Puis il a soutenu Ségolène Royal au premier tour de l'élection présidentielle de 2007, mais l'a trouvée insupportable : « Les bourdes qui embourbaient Ségolène Royal, ses sautes d'humeur alignées comme des sauts d'obstacles, ses volte-face à faire perdre la face me désarçonnaient. ». Du coup, il a soutenu Nicolas Sarkozy pour le second tour et le nouveau Président était devenu un ami, tellement proche que c'est lors d'un dîner au domicile du publicitaire le 13 novembre 2007 que l'ex-mari de Cécilia a rencontré pour la première fois Carla Bruni. Coup de foudre.
Jacques Séguéla a eu aussi plusieurs clients politiques à l'étranger, des hautes pointures attirés par la réussi de 1981 : Paul Biya (Cameroun), Omar Bongo (Gabon), Abou Diouf (Sénégal), Aleksander Kwasniewski (Pologne), Ehud Barak (Israël), Richardo Lagos (Chili), etc.

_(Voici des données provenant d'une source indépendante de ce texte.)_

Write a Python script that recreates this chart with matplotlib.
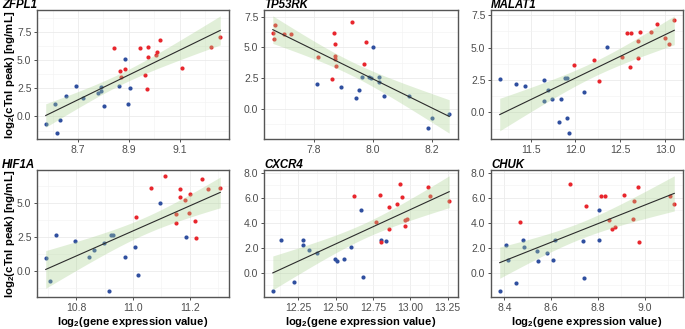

En 2020, Jacques Séguéla, voyant le vent venir, a surpris son petit monde en sortant un livre résolument écologiste "Ne dites pas à mes filles que je suis devenu écolo... elles me croient publicitaire", reprenant un titre qui avait bien marché en 1979 à l'époque où il fallait se distinguer du concurrent Havas, "Ne dites pas à ma mère que je suis dans la publicité… elle me croit pianiste dans un bordel" (chez Flammarion). Le pire est évidemment que ce livre s'est mieux vendu que des livres scientifiques rédigés par des experts sur le climat et la biodiversité. On n'est pas publicitaire pour rien. C'est l'avantage du faire-savoir sur le savoir-faire.
Dans sa chronique du 15 octobre 2020 sur France Culture, le journaliste Hervé Gardette a évoqué ce livre du publicitaire en ces termes : « L’homme le plus bronzé qu’il m’ait été donné de voir depuis que je suis né venait donc à son tour de prendre le train de l’écologie en marche ! Ce qui à vrai dire n’a rien d’étonnant. Il n’y a pas mieux qu’un publicitaire pour recycler les idées à la mode (quitte à se renier lui-même), et il suffit de faire un bref séjour devant un écran de télé pour mesurer à quel point c’est déjà le cas : le culte de la performance et l’accessibilité du prix y ont été remplacés, dans les slogans, par le made in France, le terroir, le recyclable, l’écoresponsable, le bio, le 100% naturel, le bon pour la planète… bref toute la panoplie du greenwashing. ».
Et de conclure sur le même ton : « Ne dites surtout pas à ma mère que j’ai fait une chronique sur le dernier livre de Jacques Séguéla, elle me croit journaliste à France Culture ! ».